[Start]

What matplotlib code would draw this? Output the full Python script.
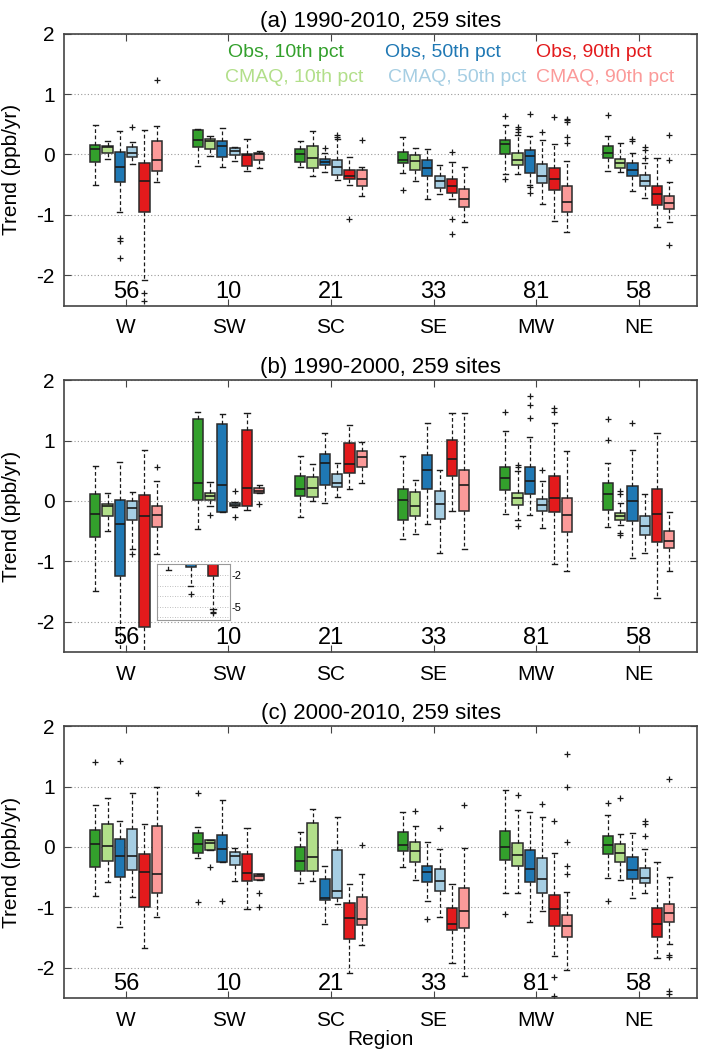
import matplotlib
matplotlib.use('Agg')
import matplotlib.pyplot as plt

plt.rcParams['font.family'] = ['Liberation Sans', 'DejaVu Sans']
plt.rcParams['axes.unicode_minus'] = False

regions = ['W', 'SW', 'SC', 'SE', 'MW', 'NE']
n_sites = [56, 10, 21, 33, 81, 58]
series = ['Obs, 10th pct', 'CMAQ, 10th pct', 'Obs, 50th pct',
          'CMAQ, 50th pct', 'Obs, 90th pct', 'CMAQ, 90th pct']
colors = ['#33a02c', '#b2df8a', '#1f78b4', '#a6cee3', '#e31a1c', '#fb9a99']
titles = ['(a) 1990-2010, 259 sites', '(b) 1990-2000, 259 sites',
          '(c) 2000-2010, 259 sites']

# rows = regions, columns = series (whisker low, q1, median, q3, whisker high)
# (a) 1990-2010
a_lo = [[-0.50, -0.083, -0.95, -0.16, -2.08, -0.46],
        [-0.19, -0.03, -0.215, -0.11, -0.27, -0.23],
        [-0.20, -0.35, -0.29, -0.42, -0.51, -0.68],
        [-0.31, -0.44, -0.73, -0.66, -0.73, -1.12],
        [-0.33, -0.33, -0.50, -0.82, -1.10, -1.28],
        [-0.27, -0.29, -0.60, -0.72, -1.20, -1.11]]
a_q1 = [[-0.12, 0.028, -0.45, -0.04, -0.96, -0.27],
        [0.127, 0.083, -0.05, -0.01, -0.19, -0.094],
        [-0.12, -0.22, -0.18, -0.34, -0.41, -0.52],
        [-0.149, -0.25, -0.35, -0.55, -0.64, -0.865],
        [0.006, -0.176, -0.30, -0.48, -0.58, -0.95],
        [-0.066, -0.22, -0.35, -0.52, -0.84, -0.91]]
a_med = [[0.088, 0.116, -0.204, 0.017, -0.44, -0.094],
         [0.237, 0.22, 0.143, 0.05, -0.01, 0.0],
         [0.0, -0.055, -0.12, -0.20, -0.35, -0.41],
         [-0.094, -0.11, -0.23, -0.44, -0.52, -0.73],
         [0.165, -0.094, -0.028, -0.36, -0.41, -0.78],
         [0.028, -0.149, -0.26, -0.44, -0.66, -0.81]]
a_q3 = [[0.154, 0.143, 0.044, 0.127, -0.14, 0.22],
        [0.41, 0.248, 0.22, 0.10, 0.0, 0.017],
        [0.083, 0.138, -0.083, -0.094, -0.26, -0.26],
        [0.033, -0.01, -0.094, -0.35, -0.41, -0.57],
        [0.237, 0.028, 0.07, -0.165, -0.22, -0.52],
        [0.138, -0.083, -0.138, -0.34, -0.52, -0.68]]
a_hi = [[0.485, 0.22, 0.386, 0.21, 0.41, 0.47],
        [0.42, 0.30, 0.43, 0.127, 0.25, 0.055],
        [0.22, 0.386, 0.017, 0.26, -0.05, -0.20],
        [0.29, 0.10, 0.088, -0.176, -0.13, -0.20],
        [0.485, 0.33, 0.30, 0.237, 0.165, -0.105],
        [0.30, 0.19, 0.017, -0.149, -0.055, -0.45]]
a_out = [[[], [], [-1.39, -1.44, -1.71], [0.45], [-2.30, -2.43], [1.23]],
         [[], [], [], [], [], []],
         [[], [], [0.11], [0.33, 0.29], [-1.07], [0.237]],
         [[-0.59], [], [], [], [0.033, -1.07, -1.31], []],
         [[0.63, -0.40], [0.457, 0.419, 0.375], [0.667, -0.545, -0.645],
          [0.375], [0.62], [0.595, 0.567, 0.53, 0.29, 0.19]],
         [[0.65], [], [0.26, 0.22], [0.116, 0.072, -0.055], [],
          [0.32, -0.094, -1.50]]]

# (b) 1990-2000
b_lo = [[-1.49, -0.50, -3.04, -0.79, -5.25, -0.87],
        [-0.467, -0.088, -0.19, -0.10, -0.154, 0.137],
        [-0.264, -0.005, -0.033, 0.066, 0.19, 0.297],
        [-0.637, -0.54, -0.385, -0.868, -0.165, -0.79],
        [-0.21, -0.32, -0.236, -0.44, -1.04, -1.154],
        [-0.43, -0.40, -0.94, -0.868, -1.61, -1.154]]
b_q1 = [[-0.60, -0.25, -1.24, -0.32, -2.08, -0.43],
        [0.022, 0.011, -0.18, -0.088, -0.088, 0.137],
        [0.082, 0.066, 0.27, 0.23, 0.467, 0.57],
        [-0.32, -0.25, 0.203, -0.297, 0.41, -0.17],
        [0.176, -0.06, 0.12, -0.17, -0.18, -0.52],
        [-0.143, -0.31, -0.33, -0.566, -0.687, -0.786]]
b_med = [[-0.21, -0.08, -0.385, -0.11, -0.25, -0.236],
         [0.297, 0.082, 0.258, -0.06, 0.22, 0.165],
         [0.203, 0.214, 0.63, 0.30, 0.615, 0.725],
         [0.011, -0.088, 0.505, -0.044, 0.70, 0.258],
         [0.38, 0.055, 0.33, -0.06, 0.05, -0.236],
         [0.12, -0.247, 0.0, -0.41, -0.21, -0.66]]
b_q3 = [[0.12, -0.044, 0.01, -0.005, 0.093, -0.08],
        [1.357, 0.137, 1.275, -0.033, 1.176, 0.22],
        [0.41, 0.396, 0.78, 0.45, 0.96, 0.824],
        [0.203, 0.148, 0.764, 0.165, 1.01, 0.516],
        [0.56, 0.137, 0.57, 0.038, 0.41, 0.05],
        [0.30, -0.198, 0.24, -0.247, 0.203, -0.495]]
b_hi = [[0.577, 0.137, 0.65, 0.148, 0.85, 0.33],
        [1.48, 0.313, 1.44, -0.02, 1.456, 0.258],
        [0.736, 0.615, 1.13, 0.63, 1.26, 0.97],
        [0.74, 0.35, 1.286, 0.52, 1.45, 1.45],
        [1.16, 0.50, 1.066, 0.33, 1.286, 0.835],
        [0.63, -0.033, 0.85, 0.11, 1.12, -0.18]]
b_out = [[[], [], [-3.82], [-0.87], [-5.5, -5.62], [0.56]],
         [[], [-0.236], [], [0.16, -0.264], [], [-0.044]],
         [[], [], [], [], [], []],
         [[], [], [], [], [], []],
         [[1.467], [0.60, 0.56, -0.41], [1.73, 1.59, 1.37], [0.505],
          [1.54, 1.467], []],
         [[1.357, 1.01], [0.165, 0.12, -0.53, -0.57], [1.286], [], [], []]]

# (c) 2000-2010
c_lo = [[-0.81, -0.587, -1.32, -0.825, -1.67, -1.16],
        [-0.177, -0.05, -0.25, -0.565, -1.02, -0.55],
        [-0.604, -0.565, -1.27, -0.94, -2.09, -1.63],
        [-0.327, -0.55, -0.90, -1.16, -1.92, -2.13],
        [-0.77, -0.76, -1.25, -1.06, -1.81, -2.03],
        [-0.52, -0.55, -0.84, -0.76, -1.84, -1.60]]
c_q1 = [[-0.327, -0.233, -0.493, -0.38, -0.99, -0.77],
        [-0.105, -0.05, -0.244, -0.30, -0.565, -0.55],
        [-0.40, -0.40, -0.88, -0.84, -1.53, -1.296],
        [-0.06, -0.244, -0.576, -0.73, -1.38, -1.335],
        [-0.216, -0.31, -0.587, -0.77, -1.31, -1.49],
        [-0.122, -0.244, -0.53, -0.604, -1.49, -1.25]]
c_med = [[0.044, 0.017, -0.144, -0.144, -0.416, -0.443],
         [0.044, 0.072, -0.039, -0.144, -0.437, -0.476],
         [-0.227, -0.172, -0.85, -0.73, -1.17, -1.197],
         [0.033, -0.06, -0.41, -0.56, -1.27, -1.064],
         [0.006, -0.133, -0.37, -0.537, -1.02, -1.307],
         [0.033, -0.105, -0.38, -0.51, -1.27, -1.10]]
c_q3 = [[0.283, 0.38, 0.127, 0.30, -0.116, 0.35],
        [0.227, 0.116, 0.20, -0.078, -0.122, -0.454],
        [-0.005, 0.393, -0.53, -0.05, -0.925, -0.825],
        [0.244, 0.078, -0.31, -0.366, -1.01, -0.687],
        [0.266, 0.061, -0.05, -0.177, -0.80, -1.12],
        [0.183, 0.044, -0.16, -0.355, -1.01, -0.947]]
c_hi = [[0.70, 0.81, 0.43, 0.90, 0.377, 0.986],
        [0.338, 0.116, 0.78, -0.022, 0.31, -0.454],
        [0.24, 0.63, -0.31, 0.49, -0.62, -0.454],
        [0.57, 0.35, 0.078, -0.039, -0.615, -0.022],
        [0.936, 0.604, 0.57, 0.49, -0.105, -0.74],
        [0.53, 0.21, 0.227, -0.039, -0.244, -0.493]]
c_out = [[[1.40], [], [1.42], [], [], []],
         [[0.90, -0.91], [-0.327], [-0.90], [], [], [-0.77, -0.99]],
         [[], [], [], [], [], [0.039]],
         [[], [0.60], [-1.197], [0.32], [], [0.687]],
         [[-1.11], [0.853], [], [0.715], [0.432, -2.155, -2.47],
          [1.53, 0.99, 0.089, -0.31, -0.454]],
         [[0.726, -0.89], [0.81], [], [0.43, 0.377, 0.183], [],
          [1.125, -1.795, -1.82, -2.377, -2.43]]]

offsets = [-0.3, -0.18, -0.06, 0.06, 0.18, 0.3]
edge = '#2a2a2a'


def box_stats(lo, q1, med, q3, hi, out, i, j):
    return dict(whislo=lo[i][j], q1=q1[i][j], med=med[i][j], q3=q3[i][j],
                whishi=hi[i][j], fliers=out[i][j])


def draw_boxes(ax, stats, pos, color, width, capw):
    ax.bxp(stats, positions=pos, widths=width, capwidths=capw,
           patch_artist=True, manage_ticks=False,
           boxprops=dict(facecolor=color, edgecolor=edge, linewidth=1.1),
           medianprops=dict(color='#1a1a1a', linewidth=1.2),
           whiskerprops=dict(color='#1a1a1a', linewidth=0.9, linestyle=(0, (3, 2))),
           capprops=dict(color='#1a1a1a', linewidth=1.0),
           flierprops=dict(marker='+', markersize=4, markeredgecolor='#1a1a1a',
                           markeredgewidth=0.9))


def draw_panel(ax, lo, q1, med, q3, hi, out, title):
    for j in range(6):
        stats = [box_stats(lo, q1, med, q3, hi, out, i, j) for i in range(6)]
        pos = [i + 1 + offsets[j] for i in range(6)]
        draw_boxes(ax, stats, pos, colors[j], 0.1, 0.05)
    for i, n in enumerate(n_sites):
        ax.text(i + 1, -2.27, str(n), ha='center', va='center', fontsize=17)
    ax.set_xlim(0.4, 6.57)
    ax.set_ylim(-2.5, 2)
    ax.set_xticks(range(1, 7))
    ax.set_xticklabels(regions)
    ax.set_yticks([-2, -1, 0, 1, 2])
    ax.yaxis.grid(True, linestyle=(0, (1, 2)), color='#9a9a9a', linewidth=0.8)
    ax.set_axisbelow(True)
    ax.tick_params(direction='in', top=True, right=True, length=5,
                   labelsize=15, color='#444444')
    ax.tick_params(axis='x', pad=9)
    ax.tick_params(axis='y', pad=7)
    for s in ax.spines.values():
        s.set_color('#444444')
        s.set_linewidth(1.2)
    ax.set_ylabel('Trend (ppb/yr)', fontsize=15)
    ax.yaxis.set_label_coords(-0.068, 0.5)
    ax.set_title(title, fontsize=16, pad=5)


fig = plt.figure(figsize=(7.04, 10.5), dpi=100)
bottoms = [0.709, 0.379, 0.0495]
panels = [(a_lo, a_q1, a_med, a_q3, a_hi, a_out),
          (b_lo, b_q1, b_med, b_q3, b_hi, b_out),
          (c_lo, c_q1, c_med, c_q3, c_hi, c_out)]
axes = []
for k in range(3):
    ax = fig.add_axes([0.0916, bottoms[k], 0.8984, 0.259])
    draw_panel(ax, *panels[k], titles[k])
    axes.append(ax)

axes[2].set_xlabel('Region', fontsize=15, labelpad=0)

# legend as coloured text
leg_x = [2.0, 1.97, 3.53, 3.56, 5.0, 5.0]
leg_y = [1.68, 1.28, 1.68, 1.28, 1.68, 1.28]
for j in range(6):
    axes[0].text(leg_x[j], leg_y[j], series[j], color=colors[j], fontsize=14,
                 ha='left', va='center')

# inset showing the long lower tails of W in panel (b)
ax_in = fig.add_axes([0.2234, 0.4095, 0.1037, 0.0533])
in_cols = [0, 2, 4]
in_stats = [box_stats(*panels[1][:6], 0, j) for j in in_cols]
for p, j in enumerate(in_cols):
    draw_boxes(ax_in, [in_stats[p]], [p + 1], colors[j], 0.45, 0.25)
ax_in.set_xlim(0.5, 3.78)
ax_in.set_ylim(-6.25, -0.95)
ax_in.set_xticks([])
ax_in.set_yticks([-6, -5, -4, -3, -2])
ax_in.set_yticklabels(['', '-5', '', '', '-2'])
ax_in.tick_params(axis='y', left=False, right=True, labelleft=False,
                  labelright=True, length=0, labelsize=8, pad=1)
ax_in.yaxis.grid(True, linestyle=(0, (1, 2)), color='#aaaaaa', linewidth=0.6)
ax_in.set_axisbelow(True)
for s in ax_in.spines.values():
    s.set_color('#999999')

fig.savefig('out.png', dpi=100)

[End]

# GIVEN REQUEST:
Pick out every line with the string "matplotlib" and copy it.

# TASK SOLUTION:
What matplotlib code would draw this? Output the full Python script.
import matplotlib
matplotlib.use('Agg')
import matplotlib.pyplot as plt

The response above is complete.